Mitigation of yield-scaled greenhouse gas emissions from irrigated rice through Azolla, Blue-green algae, and plant growth–promoting bacteria

Irrigated transplanted flooded rice is a major source of methane (CH₄) emission. We carried out experiments for 2 years in irrigated flooded rice to study if interventions like methane-utilizing bacteria, Blue-green algae (BGA), and Azolla could mitigate the emission of CH₄ and nitrous oxide (N₂O) and lower the yield-scaled global warming potential (GWP).

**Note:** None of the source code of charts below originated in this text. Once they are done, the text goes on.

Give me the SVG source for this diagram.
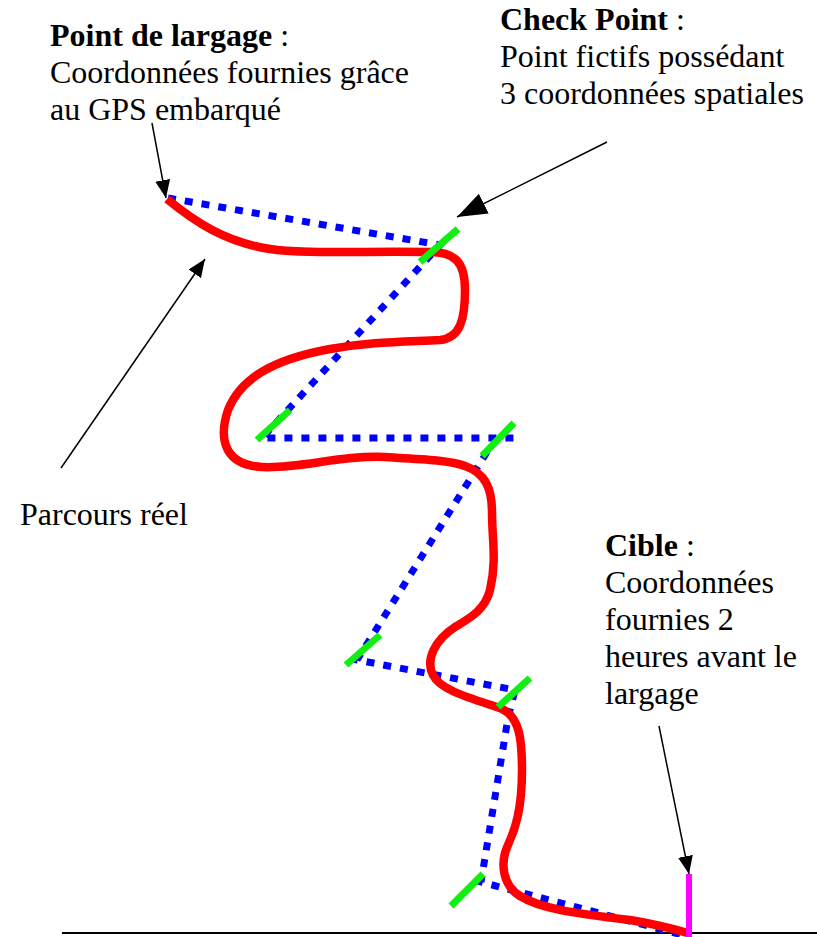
<svg xmlns="http://www.w3.org/2000/svg" width="817" height="937" viewBox="0 0 817 937">
  <style>
    text { font-family: "Liberation Serif", "Times New Roman", serif; font-size: 32px; fill: #000; }
    .b { font-weight: bold; }
    .plan { fill: none; stroke: #0000ff; stroke-width: 7; stroke-dasharray: 8 9; }
    .real { fill: none; stroke: #ff0000; stroke-width: 8.5; stroke-linecap: butt; stroke-linejoin: round; }
    .cp { stroke: #11ee11; stroke-width: 7; }
    .lead { fill: none; stroke: #000; stroke-width: 1.5; marker-end: url(#head); }
    .lead-big { fill: none; stroke: #000; stroke-width: 1.5; marker-end: url(#head-big); }
  </style>
  <defs>
    <marker id="head" markerUnits="userSpaceOnUse" markerWidth="20" markerHeight="16" refX="18" refY="7.5" orient="auto">
      <path d="M0,0 L18,7.5 L0,15 Z" fill="#000"/>
    </marker>
    <marker id="head-big" markerUnits="userSpaceOnUse" markerWidth="32" markerHeight="24" refX="30" refY="11" orient="auto">
      <path d="M0,0 L30,11 L0,22 Z" fill="#000"/>
    </marker>
  </defs>

  <!-- ground line -->
  <line x1="62" y1="933" x2="817" y2="933" stroke="#000" stroke-width="2"/>

  <!-- planned route through the check points -->
  <g id="planned-route">
    <path class="plan" d="M168,198 L440,245 L262,438 L515,438"/>
    <path class="plan" d="M487,452 L357,660 L515,690 L508,718 L481,882 L690,937"/>
  </g>

  <!-- actual flown route -->
  <g id="actual-route">
    <path class="real" d="M167,199 C195,222 225,242 270,249 C300,254 360,251 430,252 C455,252 465,262 465,290 C465,320 460,338 440,340 C400,342 370,342 330,349 C270,360 240,380 228,410 C218,440 225,465 262,467 C300,469 340,455 385,457 C420,459 450,460 465,466 C485,473 492,488 492,512 C492,540 497,560 490,590 C485,610 470,618 455,627 C435,640 425,660 433,675 C440,690 470,698 500,708 C520,716 522,740 522,770 C522,810 515,830 508,845 C500,862 502,885 520,896 C540,908 570,913 630,920 C655,924 670,928 688,933"/>
  </g>

  <!-- check points -->
  <g id="checkpoints">
    <line class="cp" x1="420" y1="262" x2="458" y2="229"/>
    <line class="cp" x1="257" y1="440" x2="290" y2="410"/>
    <line class="cp" x1="482" y1="456" x2="514" y2="423"/>
    <line class="cp" x1="346" y1="665" x2="380" y2="635"/>
    <line class="cp" x1="498" y1="707" x2="530" y2="678"/>
    <line class="cp" x1="451" y1="906" x2="483" y2="874"/>
  </g>

  <!-- target -->
  <g id="target">
    <line x1="689" y1="874" x2="689" y2="937" stroke="#ff00ff" stroke-width="6"/>
  </g>

  <!-- label leaders -->
  <g id="connectors">
    <line class="lead" x1="152" y1="123" x2="166" y2="198"/>
    <line class="lead-big" x1="607" y1="142" x2="457" y2="217"/>
    <line class="lead" x1="61" y1="468" x2="205" y2="259"/>
    <line class="lead" x1="659" y1="726" x2="689" y2="874"/>
  </g>

  <g id="label-drop">
    <text x="50" y="46"><tspan class="b">Point de largage</tspan> :</text>
    <text x="50" y="83">Coordonnées fournies grâce</text>
    <text x="50" y="120">au GPS embarqué</text>
  </g>

  <g id="label-checkpoint">
    <text x="500" y="30"><tspan class="b">Check Point</tspan> :</text>
    <text x="500" y="67">Point fictifs possédant</text>
    <text x="500" y="104">3 coordonnées spatiales</text>
  </g>

  <g id="label-route">
    <text x="20" y="525">Parcours réel</text>
  </g>

  <g id="label-target">
    <text x="605" y="556"><tspan class="b">Cible</tspan> :</text>
    <text x="605" y="593">Coordonnées</text>
    <text x="605" y="630">fournies 2</text>
    <text x="605" y="667">heures avant le</text>
    <text x="605" y="704">largage</text>
  </g>
</svg>
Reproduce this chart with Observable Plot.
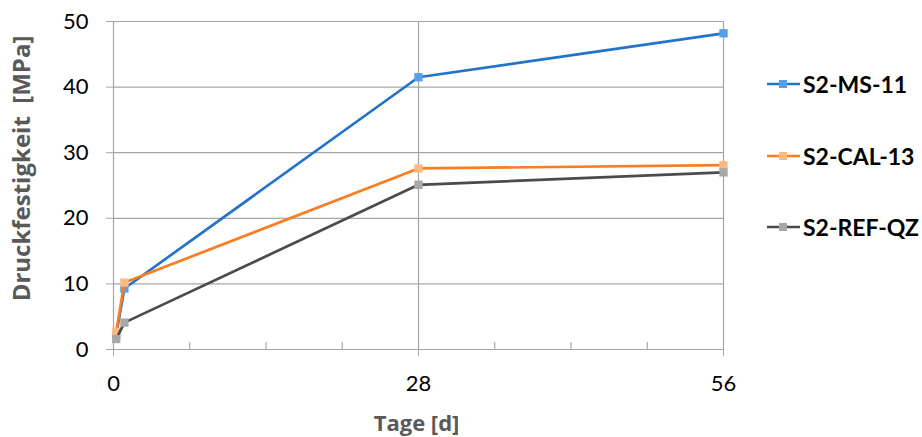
<!DOCTYPE html>
<html><head><meta charset="utf-8">
<script src="https://cdn.jsdelivr.net/npm/d3@7"></script>
<script src="https://cdn.jsdelivr.net/npm/@observablehq/plot@0.6"></script>
<style>body{margin:0;background:#fff;} svg{display:block;}</style>
</head><body><div id="chart"></div>
<script>
const days = [0.25, 1, 28, 56];
const seriesNames = ["S2-MS-11", "S2-CAL-13", "S2-REF-QZ"];
const ms11 = [2.3, 9.3, 41.5, 48.2];
const cal13 = [2.7, 10.2, 27.6, 28.1];
const refqz = [1.6, 4.1, 25.1, 27.0];
const lineColors = ["#2273c9", "#fb7d21", "#4b4b4b"];
const markerColors = ["#57a0e6", "#ffba84", "#a8a8a8"];
const xTicks = [0, 28, 56];
const xMinorTicks = [7, 14, 21, 35, 42, 49];
const yTicks = [0, 10, 20, 30, 40, 50];
const xTitle = "Tage [d]";
const yTitle = "Druckfestigkeit  [MPa]";

const values = [ms11, cal13, refqz];
const data = seriesNames.flatMap((s, i) => days.map((d, j) => ({series: s, day: d, value: values[i][j]})));
const grid = "#a6a6a6";

const seriesMarks = seriesNames.flatMap((s, i) => [
  Plot.line(data.filter(d => d.series === s), {x: "day", y: "value", stroke: lineColors[i], strokeWidth: 2.7}),
  Plot.dot(data.filter(d => d.series === s), {x: "day", y: "value", symbol: "square", r: 4.7, fill: markerColors[i], stroke: "none"})
]);

const svg = Plot.plot({
  width: 922, height: 437,
  marginLeft: 113, marginRight: 199, marginTop: 21, marginBottom: 88,
  style: {fontFamily: "Lato, sans-serif", background: "#fff"},
  x: {domain: [0, 56]},
  y: {domain: [0, 50]},
  marks: [
    Plot.gridY(yTicks.slice(1), {stroke: grid, strokeOpacity: 1, strokeWidth: 1.2}),
    Plot.gridX([28, 56], {stroke: grid, strokeOpacity: 1, strokeWidth: 1.2}),
    Plot.ruleY([0], {stroke: grid, strokeWidth: 1.2}),
    Plot.ruleX([0], {stroke: grid, strokeWidth: 1.2}),
    Plot.axisY({ticks: yTicks, tickSize: 7, tickPadding: 18, fontSize: 22, stroke: grid, fill: "#000", label: null}),
    Plot.axisX({ticks: xTicks, tickSize: 7, tickPadding: 19, fontSize: 22, stroke: grid, fill: "#000", label: null}),
    Plot.ruleX(xMinorTicks, {x: d => d, y1: 0, y2: 0, insetTop: -7, stroke: grid, strokeWidth: 1.2}),
    Plot.text([yTitle], {frameAnchor: "left", rotate: -90, dx: -84, dy: -17, fontSize: 24, fontFamily: "'Open Sans', sans-serif", fontWeight: "bold", fill: "#595959", textAnchor: "middle", lineAnchor: "bottom"}),
    Plot.text([xTitle], {frameAnchor: "bottom", dy: 81, dx: -2, fontSize: 22, fontFamily: "'Open Sans', sans-serif", fontWeight: "bold", fill: "#595959", textAnchor: "middle", lineAnchor: "bottom"}),
    ...seriesMarks
  ]
});

// legend
const lg = d3.select(svg).append("g").attr("font-family", "Lato, sans-serif").attr("text-anchor", "start");
const legendY = [84, 156, 227];
seriesNames.forEach((s, i) => {
  const g = lg.append("g").attr("transform", `translate(767,${legendY[i]})`);
  g.append("line").attr("x1", 0).attr("x2", 33).attr("y1", 0).attr("y2", 0).attr("stroke", lineColors[i]).attr("stroke-width", 2.7);
  g.append("rect").attr("x", 12).attr("y", -4).attr("width", 8).attr("height", 8).attr("fill", markerColors[i]);
  g.append("text").attr("x", 36).attr("y", 8.5).attr("font-size", 23).attr("font-weight", "bold").attr("fill", "#000").attr("text-anchor", "start").text(s);
});

document.getElementById("chart").append(svg);
</script>
</body></html>
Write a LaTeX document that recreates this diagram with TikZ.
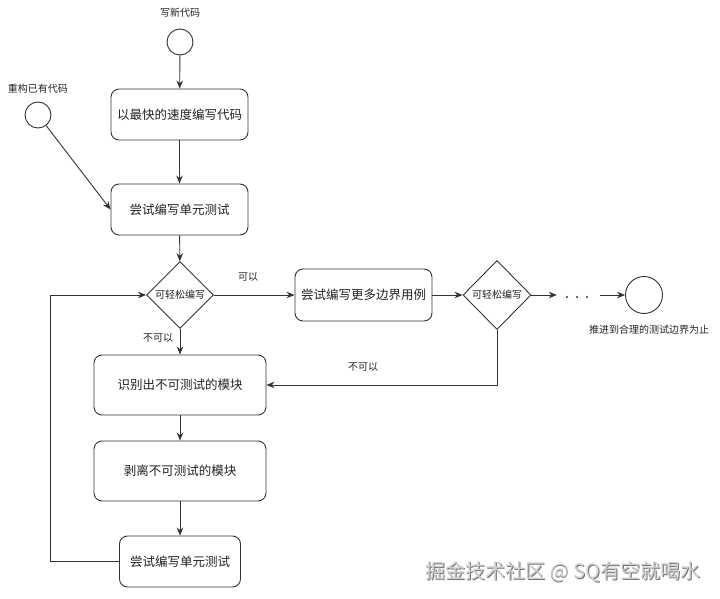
\documentclass[tikz,border=0pt]{standalone}
\usepackage{fontspec}
\setmainfont{Noto Sans CJK SC}
\usetikzlibrary{shapes.geometric,arrows.meta}
\definecolor{ln}{HTML}{333333}
\definecolor{tx}{HTML}{222222}
\tikzset{
  boxst/.style={draw=ln, line width=0.9pt, rounded corners=8pt, inner sep=0pt, font=\fontsize{12.5}{14}\selectfont, text=tx},
  diast/.style={draw=ln, line width=0.9pt, diamond, inner sep=0pt, minimum width=67pt, minimum height=67pt, font=\fontsize{10}{12}\selectfont, text=tx},
  circst/.style={draw=ln, line width=0.9pt, circle, inner sep=0pt},
  lbl/.style={font=\fontsize{10}{12}\selectfont, text=tx, inner sep=0pt},
  arr/.style={draw=ln, line width=0.9pt, -{Stealth[length=8pt,width=6.5pt]}},
}
\begin{document}
\begin{tikzpicture}[x=1pt,y=-1pt]
\useasboundingbox[fill=white] (0,0) rectangle (720,599);
% start circles
\node[circst, minimum size=26pt] (c1) at (180,42) {};
\node[lbl] (c1l) at (180,13) {写新代码};
\node[circst, minimum size=26pt] (c2) at (38,115) {};
\node[lbl] (c2l) at (38,89) {重构已有代码};
% boxes
\node[boxst, minimum width=137pt, minimum height=51pt] (b1) at (179.5,114.5) {以最快的速度编写代码};
\node[boxst, minimum width=137pt, minimum height=51pt] (b2) at (179.5,209.5) {尝试编写单元测试};
\node[diast] (d1) at (180,295) {可轻松编写};
\node[boxst, minimum width=137pt, minimum height=52pt] (b3) at (363.5,295) {尝试编写更多边界用例};
\node[diast, minimum width=68pt, minimum height=69pt] (d2) at (497,295) {可轻松编写};
\node[inner sep=0pt, minimum width=43pt, minimum height=6pt] (dots) at (578.5,295) {};
\fill[ln] (567,297) circle (1.1pt) (577,297) circle (1.1pt) (587,297) circle (1.1pt);
\node[circst, minimum size=37pt] (e) at (644,295) {};
\node[lbl] (el) at (649,330) {推进到合理的测试边界为止};
\node[boxst, minimum width=172pt, minimum height=60pt] (b4) at (180,385) {识别出不可测试的模块};
\node[boxst, minimum width=172pt, minimum height=60pt] (b5) at (180,471) {剥离不可测试的模块};
\node[boxst, minimum width=121pt, minimum height=51pt] (b6) at (180,561.5) {尝试编写单元测试};
% labels
\node[lbl] (lk) at (248,277) {可以};
\node[lbl] (lno) at (158,338) {不可以};
\node[lbl] (lno2) at (363,367) {不可以};
% connectors
\draw[arr] (c1) -- (b1);
\draw[arr] (b1) -- (b2);
\draw[arr] (c2) -- (b2.west);
\draw[arr] (b2) -- (d1);
\draw[arr] (d1) -- (b3);
\draw[arr] (b3) -- (d2);
\draw[arr] (d2) -- (dots.west);
\draw[arr] (dots.east) -- (e);
\draw[arr] (d1) -- (b4);
\draw[arr] (d2.south) |- (b4.east);
\draw[arr] (b4) -- (b5);
\draw[arr] (b5) -- (b6);
\draw[arr] (b6.west) -- ++(-68.5,0) |- (d1.west);
% watermark
\node[font=\fontsize{20}{22}\selectfont, text=black!55, inner sep=0pt] (wms) at (563.7,572.7) {掘金技术社区 @ SQ有空就喝水};
\node[font=\fontsize{20}{22}\selectfont, text=black!18, inner sep=0pt] (wm) at (563,572) {掘金技术社区 @ SQ有空就喝水};
\end{tikzpicture}
\end{document}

The experiment included nine treatments: T₁ (120 kg N ha⁻¹ urea), T₂ (90 kg N ha⁻¹ urea + 30 kg N ha⁻¹ fresh Azolla), T₃ (90 kg N ha⁻¹ urea + 30 kg N ha⁻¹ Blue-green algae (BGA), T₄ (60 kg N ha⁻¹ urea + 30 kg N ha⁻¹ BGA + 30 kg N ha⁻¹ Azolla, T₅ (120 kg N ha⁻¹ urea + Hyphomicrobium facile MaAL69), T₆ (120 kg N ha⁻¹ by urea + Burkholderia vietnamiensis AAAr40), T₇ (120 kg N ha⁻¹ by urea + Methylobacteruim oryzae MNL7), T₈ (120 kg N ha⁻¹ urea + combination of Burkholderia AAAr40, Hyphomicrobium facile MaAL69, Methylobacteruim oryzae MNL7), and T₉ (no N fertilizer). Maximum decrease in cumulative CH₄ emission was observed with the application of Methylobacteruim oryzae MNL7 in T₇ (19.9%), followed by Azolla + BGA in T₄ (13.2%) as compared to T₁ control. N₂O emissions were not significantly affected by the application of CH₄-oxidizing bacteria. However, significantly lower (P<0.01) cumulative N₂O emissions was observed in T₄ (40.7%) among the fertilized treatments. Highest yields were observed in Azolla treatment T₂ with 25% less urea N application. The reduction in yield-scaled GWP was at par in T₄ (Azolla and BGA) and T₇ (Methylobacteruim oryzae MNL7) treatments and reduced by 27.4% and 15.2% in T₄ and T₇, respectively, as compared to the T₁ (control). K-means clustering analysis showed that the application of Methylobacteruim oryzae MNL7, Azolla, and Azolla + BGA can be an effective mitigation option to reduce the global warming potential while increasing the yield.